The navigation and interaction of "Rutopia2" is based on the participant proximity to responding objects and interactive areas. The wand interface is used only to control the direction of the movement. The negation of the buttons in the wand interface forces intuitive navigation in the virtual world. The goal is to avoid the preliminary instructions usually required to familiarize the user with virtual environment and its rules of exploration. During the IGRID Conference the first version of the rpoejct showcased two interconnected worlds - the island world and the house world. In the island world the users could grow 3 trees and each tree consists of about 40-50 segment-windows. Once the trees are fully-grown, their windows turn on and the island changes its mode from monochrome to color. Participants could view the remote house world by moving close to the windows and peeking into the details of the distant house. By moving through the window, viewers enter the remote house world where they could explore the house, trees, road, and other objects, traditional in Russian fairytales and folk art. The segments of the trees could be reassembled in different ways through rotations or flips, put together or taken apart similar to tangram puzzle. The linked worlds are projected into screens of the trees with high resolution of details. Looking closer in the structural tree windows allow participants to observe the details of the remote worlds.

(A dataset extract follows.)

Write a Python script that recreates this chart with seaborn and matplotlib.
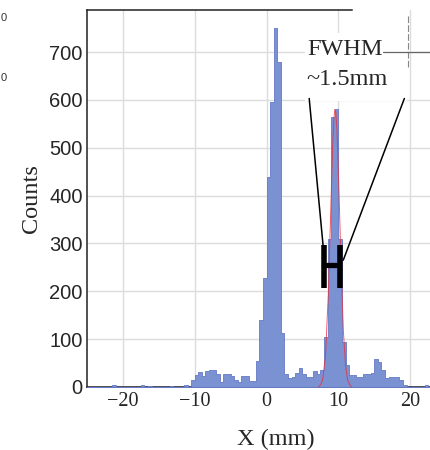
import numpy as np
import pandas as pd
import matplotlib
matplotlib.use("Agg")
import matplotlib.pyplot as plt
import seaborn as sns
from matplotlib.patches import Rectangle

sns.set_style('white')
plt.rcParams['font.family'] = ['Liberation Serif', 'DejaVu Serif']

# histogram: 0.5 mm bins from -25 mm, counts
bin_width = 0.5
bin_left = np.arange(-25, 23, bin_width)
counts = [0, 0, 0, 0, 0, 0, 0, 4, 0, 0,        # -25 .. -20.5
          0, 0, 0, 0, 0, 4, 0, 3, 0, 0,        # -20 .. -15.5
          0, 0, 0, 3, 0, 0, 0, 4, 0, 15,       # -15 .. -10.5
          25, 32, 22, 33, 35, 35, 28, 11, 27, 27,   # -10 .. -5.5
          22, 15, 11, 22, 24, 12, 12, 55, 140, 228,  # -5 .. -0.5
          439, 596, 751, 680, 112, 27, 18, 20, 30, 39,  # 0 .. 4.5
          28, 21, 21, 33, 28, 35, 105, 310, 565, 582,   # 5 .. 9.5
          310, 95, 45, 26, 25, 21, 21, 27, 28, 29,      # 10 .. 14.5
          58, 53, 35, 18, 21, 20, 20, 15, 4, 0,         # 15 .. 19.5
          0, 0, 0, 0, 4, 0]                             # 20 .. 22.5

# gaussian fit of the 10 mm peak (red curve)
fit_x = [7.2, 7.4, 7.8, 8.2, 8.6, 8.9, 9.2, 9.35, 9.5, 9.65, 9.8, 10.1, 10.4, 10.7, 11.0, 11.3, 11.7, 11.9]
fit_y = [0, 2, 14, 63, 193, 347, 501, 554, 580, 575, 539, 402, 241, 116, 45, 14, 2, 0]

df = pd.DataFrame({'X': bin_left + bin_width / 2, 'n': counts})

fig = plt.figure(figsize=(4.31, 4.50), dpi=100)
ax = fig.add_axes([87 / 431, 63 / 450, 344 / 431, 377 / 450])

sns.histplot(data=df, x='X', weights='n', binwidth=bin_width, binrange=(-25, 23),
             element='step', fill=True, color='#7a91d2', alpha=1,
             edgecolor='#6479c8', linewidth=0.6, ax=ax, zorder=3)
sns.lineplot(x=fit_x, y=fit_y, color='#e8303c', linewidth=0.7, alpha=0.8, ax=ax, zorder=4)

ax.set_xlim(-25, 22.9)
ax.set_ylim(0, 788)
ax.set_xticks([-20, -10, 0, 10, 20])
ax.set_xticks(np.arange(-25, 25, 5), minor=True)
ax.set_yticks(np.arange(0, 701, 100))
ax.set_yticks(np.arange(0, 751, 50), minor=True)
ax.grid(True, which='major', color='#dcdcdc', linewidth=1.0, zorder=0)
ax.set_axisbelow(True)

ax.tick_params(axis='both', which='major', direction='in', length=8, width=1, color='#555555')
ax.tick_params(axis='both', which='minor', direction='in', length=4.5, width=1, color='#555555')
ax.tick_params(axis='x', which='major', labelsize=14.5, pad=3.5)
ax.tick_params(axis='y', which='major', labelsize=14.5, pad=3, labelfontfamily='Liberation Sans')

for side in ['left', 'bottom', 'top']:
    ax.spines[side].set_color('#222222')
    ax.spines[side].set_linewidth(1.1)
ax.spines['right'].set_visible(False)
ax.spines['top'].set_bounds(-25, 11.9)

ax.set_xlabel('X (mm)', fontsize=17.5)
ax.set_ylabel('Counts', fontsize=17.5)
ax.xaxis.set_label_coords(0.548, -0.112)
ax.yaxis.set_label_coords(-0.131, 0.5)

# FWHM annotation
ax.add_patch(Rectangle((5.34, 598), 14.2, 142, facecolor='white', edgecolor='none', zorder=5))
ax.text(5.62, 694, 'FWHM', fontsize=17.5, va='baseline', ha='left', zorder=6)
ax.text(5.58, 631, '~1.5mm', fontsize=17.5, va='baseline', ha='left', zorder=6)
ax.plot([5.94, 7.89], [603, 293], color='black', linewidth=1.1, zorder=6)
ax.plot([19.19, 10.68], [603, 265], color='black', linewidth=1.1, zorder=6)
ax.plot([8.06, 8.06], [206, 297], color='black', linewidth=4.0, solid_capstyle='butt', zorder=6)
ax.plot([10.27, 10.27], [206, 297], color='black', linewidth=4.0, solid_capstyle='butt', zorder=6)
ax.plot([8.06, 10.27], [256, 256], color='black', linewidth=3.8, solid_capstyle='butt', zorder=6)

# leftover crosshair marks in the top right corner
ax.plot([19.66, 19.66], [668, 777], color='#888888', linewidth=0.8, linestyle=(0, (6, 2)), zorder=6)
ax.plot([16.2, 22.9], [700, 700], color='#666666', linewidth=0.9, zorder=6)

# glyphs left over from a neighbouring panel
fig.text(0.001, 1 - 18 / 450, '0', ha='left', va='center', fontsize=8, family='Liberation Sans', color='#333333')
fig.text(0.001, 1 - 78 / 450, '0', ha='left', va='center', fontsize=8, family='Liberation Sans', color='#333333')

fig.savefig('out.png', dpi=100)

The windows of the trees were made possible by using the new Ygdrasil node stencilBuffer. The stencil buffer node acts as a mask covering the areas outside the windows so that only the selected window area allows a view to the other world. The other world consists of two equal parts, the distant part and the close part. The distant part is the remote place where the user goes through the window. The close part is next to the window, and is covered by the stencil buffer mask so that the user can see only the portion of it through the hole of the window. Each third window-hole on the tree was connected to the same view of the house world using alternating repetition. Participants could recognize and visually connect lower and upper parts of the remote house world projected on the different level windows to get an even broader view of the remote environment.